Sabu deserves to be much more famous than he is: he’s a master of coincidence comedy, he has a soft spot for the underdog, and his storylines go where no storyline has gone before.
We’re introduced to our uptight hero straight up, via his doctor explaining the cause of his headaches. Yet another Sabu salaryman, whose parents suicided and left him, whose job is unfulfilling, and whose personal life is non-existent, is the victim of tension headaches. No, really? His life takes a sharp turn when his car is invaded by three bank robbers, and he’s very soon sailing off Planet Real and into the uncharted bounds of Planet Sabu.
For starters, you’d think that the robber they’re pursuing would be skipping out of town with all due speed and stashing the dosh, wouldn’t you? Well, he tries, but there’s a minor hitch: while changing cars, he manages to drop his keys down a rabbit hole. Alice and the White Rabbit went down the rabbit hole and came out again, but Sabu’s mind works in weird ways, even compared to Lewis Carroll.
One of the bank robbers is instantly recognisable, even through a ski mask: Susumu Terajima, Kitano’s favourite sidekick and a veteran character actor. He gives a short but memorable stint as a preacher turned bank robber turned punk rock newcomer/star. He achieves the latter by bursting on stage after haranguing a heroin addict for wasting his life, all while on the run. His performance somehow combines the inspirational fervour of Martin Luther King with the frenetic stage presence of Iggy Pop, although he doesn’t drop his dacks and waggle his willie.

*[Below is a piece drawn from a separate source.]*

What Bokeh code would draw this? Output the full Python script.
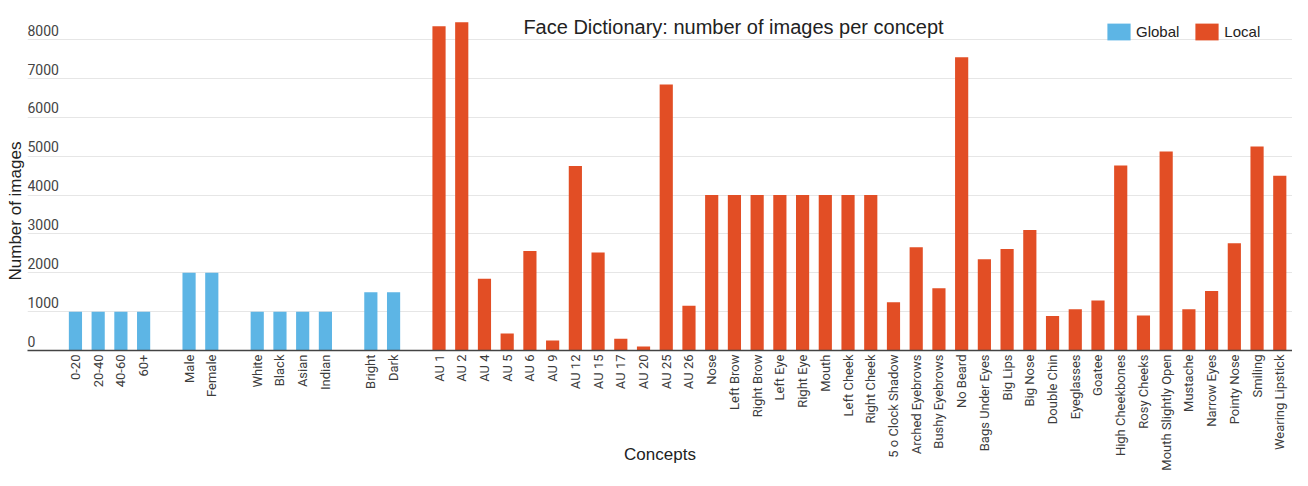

Another face that will be familiar to viewers of Ichi The Killer is that of Matsuo Suzuki, who played the bunny-eared detective twins in Miike’s infamous blood-fest. He plays a small-time criminal and now blackmailer, who comes unstuck through a freakish series of coincidences and a gold pen. Just goes to show that crime doesn’t pay.
One thing I particularly enjoyed about this film was the way the lead actor hardly spoke at all. After all, he’s a downtrodden salaryman, even when bizarre things happen. Decades of introspection don’t vanish overnight, even under the most extreme provocation. And the provocation gets pretty extreme: bank robbers, annoying relatives, gang members’ girlfriends, and demanding ghosts all do their best to break our man’s composure. For much of the time he’s either clutching his aching head or staring disbelievingly at the latest addition to his mental disturbance in-tray. And these silent, staring moments are handled beautifully by Sabu: a touch of comedy, a touch of melancholy, and a chance to draw breath before the next assault.
It’s very difficult to describe most Sabu films, but they’re usually enjoyable, and this one is no exception. They require a healhy dose of disbelief-suspension, but only in the sense of believing the coincidences: the characters are always internally consistent and quite credible, even when they do take to the stage to abuse a bunch of punks. And they are supposed to be fantasies, not documentaries. Put real people into fantastic situations, and you might well get something that looks like a Sabu film, although it could never be as much fun.